Task goal
Look through the lines below and extract any with the word "chart".

** Begin Raw data **

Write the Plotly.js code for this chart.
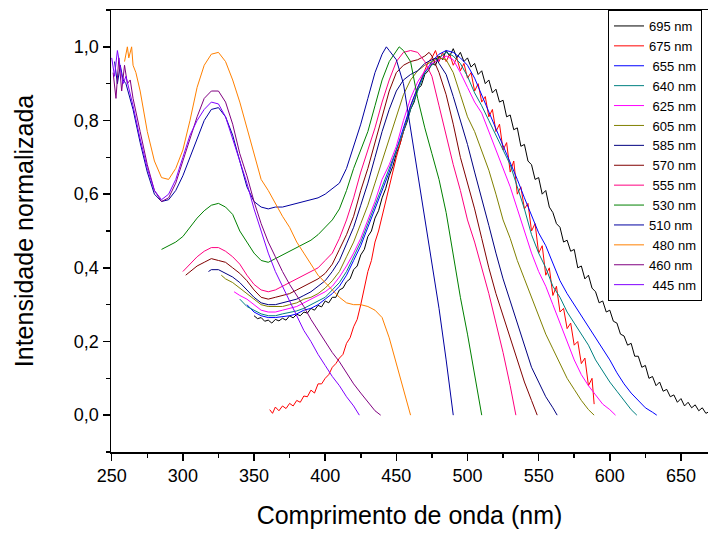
<!DOCTYPE html>
<html>
<head>
<meta charset="utf-8">
<script src="https://cdn.plot.ly/plotly-3.0.1.min.js"></script>
<style>html,body{margin:0;padding:0;background:#fff;}#chart{width:708px;height:534px;}</style>
</head>
<body>
<div id="chart"></div>
<script>
// Legend labels (emission wavelengths)
const names = ['695 nm','675 nm','\u00a0655 nm','\u00a0640 nm','\u00a0625 nm','\u00a0605 nm','\u00a0585 nm','\u00a0570 nm','\u00a0555 nm','\u00a0530 nm','510 nm','\u00a0480 nm','460 nm','\u00a0445 nm'];
const colors = ['#000000','#FF0000','#0000FF','#008080','#FF00FF','#808000','#000080','#800000','#FF0080','#008000','#0000A0','#FF8000','#800080','#8000FF'];

// 695 nm
const x695 = [350,352.5,355,357.5,360,362.5,365,367.5,370,372.5,375,377.5,380,382.5,385,387.5,390,392.5,395,397.5,400,402.5,405,407.5,410,412.5,415,417.5,420,422.5,425,427.5,430,432.5,435,437.5,440,442.5,445,447.5,450,452.5,455,457.5,460,462.5,465,467.5,470,472.5,475,477.5,480,482.5,485,487.5,490,492.5,495,497.5,500,502.5,505,507.5,510,512.5,515,517.5,520,522.5,525,527.5,530,532.5,535,537.5,540,542.5,545,547.5,550,552.5,555,557.5,560,562.5,565,567.5,570,572.5,575,577.5,580,582.5,585,587.5,590,592.5,595,597.5,600,602.5,605,607.5,610,612.5,615,617.5,620,622.5,625,627.5,630,632.5,635,637.5,640,642.5,645,647.5,650,652.5,655,657.5,660,662.5,665,667.5,670];
const y695 = [0.27,0.262,0.265,0.255,0.258,0.25,0.26,0.256,0.263,0.258,0.27,0.264,0.274,0.27,0.28,0.277,0.29,0.285,0.298,0.294,0.31,0.305,0.32,0.32,0.34,0.345,0.362,0.37,0.395,0.405,0.435,0.45,0.485,0.5,0.535,0.555,0.59,0.615,0.65,0.675,0.71,0.735,0.77,0.795,0.83,0.85,0.885,0.895,0.925,0.935,0.955,0.95,0.975,0.965,0.99,0.975,0.995,0.97,0.985,0.96,0.97,0.945,0.955,0.925,0.935,0.9,0.91,0.875,0.885,0.85,0.855,0.81,0.815,0.775,0.78,0.73,0.735,0.69,0.68,0.64,0.645,0.6,0.61,0.565,0.55,0.52,0.51,0.47,0.475,0.445,0.45,0.4,0.405,0.37,0.38,0.345,0.335,0.305,0.31,0.28,0.285,0.255,0.25,0.22,0.215,0.19,0.195,0.16,0.16,0.13,0.135,0.1,0.105,0.08,0.09,0.065,0.07,0.05,0.055,0.035,0.045,0.025,0.035,0.02,0.028,0.012,0.02,0.005,0.01];
// 675 nm
const x675 = [361,363,365,367.5,370,372.5,375,377.5,380,382.5,385,387.5,390,392.5,395,397.5,400,402.5,405,407.5,410,412.5,415,417.5,420,422.5,425,427.5,430,432.5,435,437.5,440,442.5,445,447.5,450,452.5,455,457.5,460,462.5,465,467.5,470,472.5,475,477.5,480,482.5,485,487.5,490,492.5,495,497.5,500,502.5,505,507.5,510,512.5,515,517.5,520,522.5,525,527.5,530,532.5,535,537.5,540,542.5,545,547.5,550,552.5,555,557.5,560,562.5,565,567.5,570,572.5,575,577.5,580,582.5,585,587.5,589];
const y675 = [0.015,0.005,0.022,0.012,0.025,0.018,0.032,0.025,0.04,0.035,0.052,0.05,0.068,0.06,0.085,0.085,0.1,0.11,0.13,0.14,0.155,0.165,0.195,0.21,0.24,0.26,0.3,0.345,0.39,0.42,0.47,0.5,0.54,0.585,0.62,0.66,0.70,0.735,0.77,0.81,0.84,0.865,0.89,0.915,0.94,0.96,0.97,0.99,0.96,0.985,0.96,0.98,0.95,0.97,0.935,0.955,0.915,0.93,0.88,0.9,0.85,0.865,0.81,0.83,0.77,0.79,0.72,0.74,0.66,0.69,0.6,0.62,0.56,0.575,0.5,0.52,0.44,0.46,0.38,0.4,0.325,0.35,0.28,0.29,0.235,0.25,0.19,0.2,0.14,0.155,0.08,0.1,0.03];
// 655 nm
const x655 = [345,350,355,360,365,370,375,380,385,390,395,400,405,410,415,420,425,430,435,440,445,450,455,460,465,470,475,480,485,490,495,500,505,510,515,520,525,530,535,540,545,550,555,560,565,570,575,580,585,590,595,600,605,610,615,620,625,630,633];
const y655 = [0.30,0.28,0.27,0.265,0.265,0.267,0.27,0.275,0.285,0.29,0.30,0.315,0.33,0.35,0.38,0.42,0.46,0.51,0.56,0.61,0.66,0.72,0.78,0.84,0.89,0.93,0.96,0.98,0.99,0.985,0.97,0.95,0.915,0.87,0.825,0.78,0.735,0.69,0.64,0.59,0.545,0.495,0.46,0.41,0.365,0.33,0.30,0.27,0.24,0.21,0.18,0.15,0.115,0.085,0.06,0.04,0.02,0.008,0.0];
// 640 nm
const x640 = [340,345,350,355,360,365,370,375,380,385,390,395,400,405,410,415,420,425,430,435,440,445,450,455,460,465,470,475,480,485,490,495,500,505,510,515,520,525,530,535,540,545,550,555,560,565,570,575,580,585,590,595,600,605,610,615,619];
const y640 = [0.315,0.295,0.285,0.275,0.27,0.27,0.275,0.278,0.283,0.29,0.30,0.31,0.32,0.34,0.36,0.39,0.43,0.47,0.52,0.57,0.62,0.67,0.72,0.77,0.83,0.88,0.93,0.95,0.97,0.985,0.975,0.955,0.92,0.875,0.84,0.80,0.76,0.72,0.68,0.62,0.56,0.49,0.44,0.40,0.35,0.32,0.28,0.25,0.22,0.19,0.15,0.12,0.09,0.065,0.04,0.015,0.0];
// 625 nm
const x625 = [336,340,345,350,355,360,365,370,375,380,385,390,395,400,405,410,415,420,425,430,435,440,445,450,455,460,465,470,475,480,485,490,495,500,505,510,515,520,525,530,535,540,545,550,555,560,565,570,575,580,585,590,595,600,604];
const y625 = [0.335,0.325,0.315,0.30,0.285,0.28,0.28,0.285,0.29,0.295,0.305,0.315,0.325,0.335,0.35,0.375,0.405,0.44,0.48,0.53,0.58,0.64,0.68,0.73,0.80,0.86,0.905,0.935,0.955,0.965,0.975,0.965,0.93,0.89,0.85,0.82,0.77,0.72,0.67,0.62,0.56,0.50,0.44,0.39,0.35,0.30,0.25,0.195,0.15,0.11,0.08,0.055,0.03,0.015,0.0];
// 605 nm
const x605 = [327,330,335,340,345,350,355,360,365,370,375,380,385,390,395,400,405,410,415,420,425,430,435,440,445,450,455,460,465,470,475,480,485,490,495,500,505,510,515,520,525,530,535,540,545,550,555,560,565,570,575,580,585,589];
const y605 = [0.38,0.37,0.36,0.345,0.33,0.315,0.30,0.295,0.295,0.295,0.30,0.305,0.315,0.32,0.33,0.345,0.365,0.39,0.43,0.47,0.52,0.57,0.63,0.69,0.75,0.81,0.87,0.91,0.935,0.95,0.96,0.97,0.965,0.93,0.87,0.81,0.77,0.72,0.665,0.60,0.53,0.48,0.42,0.37,0.32,0.27,0.22,0.18,0.14,0.10,0.07,0.04,0.015,0.0];
// 585 nm
const x585 = [318,320,325,330,335,340,345,350,355,360,365,370,375,380,385,390,395,400,405,410,415,420,425,430,435,440,445,450,455,460,465,470,475,478,480,485,490,495,500,505,510,515,520,525,530,535,540,545,550,555,560,563];
const y585 = [0.39,0.395,0.395,0.385,0.375,0.36,0.34,0.32,0.305,0.30,0.30,0.305,0.31,0.315,0.325,0.335,0.35,0.365,0.39,0.42,0.465,0.51,0.57,0.63,0.70,0.77,0.83,0.88,0.91,0.925,0.935,0.955,0.965,0.97,0.955,0.925,0.865,0.80,0.735,0.66,0.59,0.515,0.44,0.37,0.31,0.25,0.19,0.13,0.09,0.05,0.02,0.0];
// 570 nm
const x570 = [302,305,310,315,320,325,330,335,340,345,350,355,360,365,370,375,380,385,390,395,400,405,410,415,420,425,430,435,440,445,450,455,460,465,470,473,475,480,485,490,495,500,505,510,515,520,525,530,535,540,545,549];
const y570 = [0.38,0.39,0.405,0.415,0.425,0.42,0.415,0.40,0.385,0.365,0.34,0.32,0.315,0.32,0.325,0.33,0.34,0.35,0.36,0.37,0.385,0.41,0.45,0.49,0.54,0.61,0.67,0.74,0.81,0.88,0.93,0.95,0.96,0.965,0.975,0.985,0.975,0.93,0.87,0.79,0.70,0.63,0.56,0.48,0.40,0.33,0.27,0.21,0.15,0.09,0.04,0.0];
// 555 nm
const x555 = [300,305,310,315,320,325,330,335,340,345,350,355,360,365,370,375,380,385,390,395,400,405,410,415,420,425,430,435,440,445,450,455,460,465,470,475,480,485,490,495,500,505,510,515,520,525,530,534];
const y555 = [0.39,0.41,0.43,0.445,0.455,0.455,0.445,0.43,0.41,0.38,0.355,0.34,0.335,0.34,0.35,0.36,0.37,0.38,0.39,0.40,0.42,0.44,0.48,0.53,0.59,0.66,0.72,0.78,0.85,0.91,0.96,0.985,0.99,0.985,0.96,0.92,0.84,0.76,0.68,0.61,0.53,0.47,0.40,0.33,0.25,0.17,0.08,0.0];
// 530 nm
const x530 = [285,290,295,300,305,310,315,320,325,330,335,340,345,350,355,360,365,370,375,380,385,390,395,400,405,410,415,420,425,430,435,440,445,450,452,455,460,465,470,475,480,485,490,495,500,505,510];
const y530 = [0.45,0.46,0.47,0.485,0.51,0.535,0.555,0.57,0.575,0.565,0.545,0.50,0.47,0.44,0.42,0.415,0.425,0.435,0.445,0.455,0.465,0.475,0.49,0.51,0.53,0.56,0.61,0.67,0.72,0.77,0.84,0.91,0.96,0.99,1.0,0.99,0.96,0.86,0.78,0.71,0.64,0.55,0.43,0.32,0.22,0.11,0.0];
// 510 nm
const x510 = [252,254,256,258,260,265,270,275,280,285,290,295,300,305,310,315,320,325,330,335,340,345,350,355,360,365,370,375,380,385,390,395,400,405,410,415,420,425,430,435,440,443,445,450,455,460,465,470,475,480,485,490];
const y510 = [0.96,0.90,0.95,0.91,0.90,0.83,0.74,0.66,0.60,0.58,0.585,0.61,0.65,0.70,0.75,0.80,0.83,0.835,0.81,0.76,0.69,0.62,0.58,0.565,0.56,0.565,0.565,0.57,0.575,0.58,0.585,0.59,0.60,0.615,0.63,0.67,0.73,0.79,0.86,0.93,0.98,1.0,0.99,0.965,0.90,0.78,0.65,0.53,0.42,0.29,0.15,0.0];
// 480 nm
const x480 = [259,261,262,264,265,267,270,275,280,285,290,295,300,305,310,315,320,325,330,335,340,345,350,355,360,365,370,375,380,385,390,395,400,405,410,415,420,425,430,435,440,445,450,455,460];
const y480 = [0.96,1.0,0.97,1.0,0.95,0.93,0.88,0.77,0.69,0.645,0.64,0.67,0.72,0.80,0.89,0.95,0.98,0.985,0.96,0.91,0.85,0.78,0.71,0.64,0.61,0.575,0.54,0.51,0.47,0.44,0.41,0.38,0.36,0.34,0.32,0.305,0.30,0.30,0.295,0.285,0.265,0.21,0.14,0.07,0.0];
// 460 nm
const x460 = [251,253,255,257,259,261,263,265,270,275,280,285,290,295,300,305,310,315,320,325,330,335,340,345,350,355,360,365,370,375,380,385,390,395,400,405,410,415,420,425,430,435,439];
const y460 = [0.93,0.86,0.97,0.88,0.95,0.90,0.91,0.86,0.77,0.68,0.61,0.58,0.59,0.63,0.69,0.75,0.81,0.86,0.88,0.88,0.85,0.79,0.71,0.65,0.58,0.52,0.47,0.43,0.39,0.355,0.325,0.295,0.26,0.23,0.20,0.17,0.145,0.115,0.085,0.06,0.035,0.012,0.0];
// 445 nm
const x445 = [250,252,254,256,258,260,265,270,275,280,285,290,295,300,305,310,315,320,325,330,335,340,345,350,355,360,365,370,375,380,385,390,395,400,405,410,415,420,424];
const y445 = [0.97,0.92,0.99,0.95,0.90,0.92,0.84,0.75,0.67,0.61,0.585,0.60,0.64,0.70,0.76,0.80,0.83,0.85,0.845,0.81,0.75,0.69,0.63,0.56,0.50,0.44,0.39,0.35,0.31,0.27,0.23,0.20,0.165,0.135,0.105,0.08,0.05,0.025,0.0];

const xs = [x695,x675,x655,x640,x625,x605,x585,x570,x555,x530,x510,x480,x460,x445];
const ys = [y695,y675,y655,y640,y625,y605,y585,y570,y555,y530,y510,y480,y460,y445];

const xTicks = [250,300,350,400,450,500,550,600,650];
const yTicks = [0,0.2,0.4,0.6,0.8,1.0];

const traces = xs.map((x,i)=>({
  x: x, y: ys[i], type:'scatter', mode:'lines', name: names[i],
  line:{color: colors[i], width:1}
}));

const font = 'Arial, "Liberation Sans", sans-serif';
const layout = {
  width:708, height:534,
  margin:{l:111, r:0, t:10, b:82},
  paper_bgcolor:'#fff', plot_bgcolor:'#fff',
  separators:',.',
  font:{family:font, color:'#000'},
  showlegend:true,
  legend:{x:0.8325, y:1, xanchor:'left', yanchor:'top', bgcolor:'#fff', bordercolor:'#000', borderwidth:1, font:{size:13, family:font}, tracegroupgap:0},
  xaxis:{
    range:[249.5,669], tickvals:xTicks, ticks:'outside', ticklen:7, tickwidth:1.5, tickcolor:'#000',
    showline:true, linewidth:1.5, linecolor:'#000', mirror:true, showgrid:false, zeroline:false,
    minor:{tickvals:[275,325,375,425,475,525,575,625], ticks:'outside', ticklen:4, tickwidth:1.5, tickcolor:'#000'},
    tickfont:{size:18, family:font},
    title:{text:'Comprimento de onda (nm)', font:{size:25, family:font}, standoff:21}
  },
  yaxis:{
    range:[-0.1,1.1], tickvals:yTicks, tickformat:'.1f', ticks:'outside', ticklen:7, tickwidth:1.5, tickcolor:'#000',
    showline:true, linewidth:1.5, linecolor:'#000', mirror:false, showgrid:false, zeroline:false,
    minor:{tickvals:[-0.1,0.1,0.3,0.5,0.7,0.9,1.1], ticks:'outside', ticklen:4, tickwidth:1.5, tickcolor:'#000'},
    tickfont:{size:18, family:font},
    title:{text:'Intensidade normalizada', font:{size:25, family:font}, standoff:33}
  }
};
Plotly.newPlot('chart', traces, layout, {displayModeBar:false, staticPlot:true});
</script>
</body>
</html>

** End Raw data **

Final result
Write the Plotly.js code for this chart.
<style>html,body{margin:0;padding:0;background:#fff;}#chart{width:708px;height:534px;}</style>
<div id="chart"></div>
Plotly.newPlot('chart', traces, layout, {displayModeBar:false, staticPlot:true});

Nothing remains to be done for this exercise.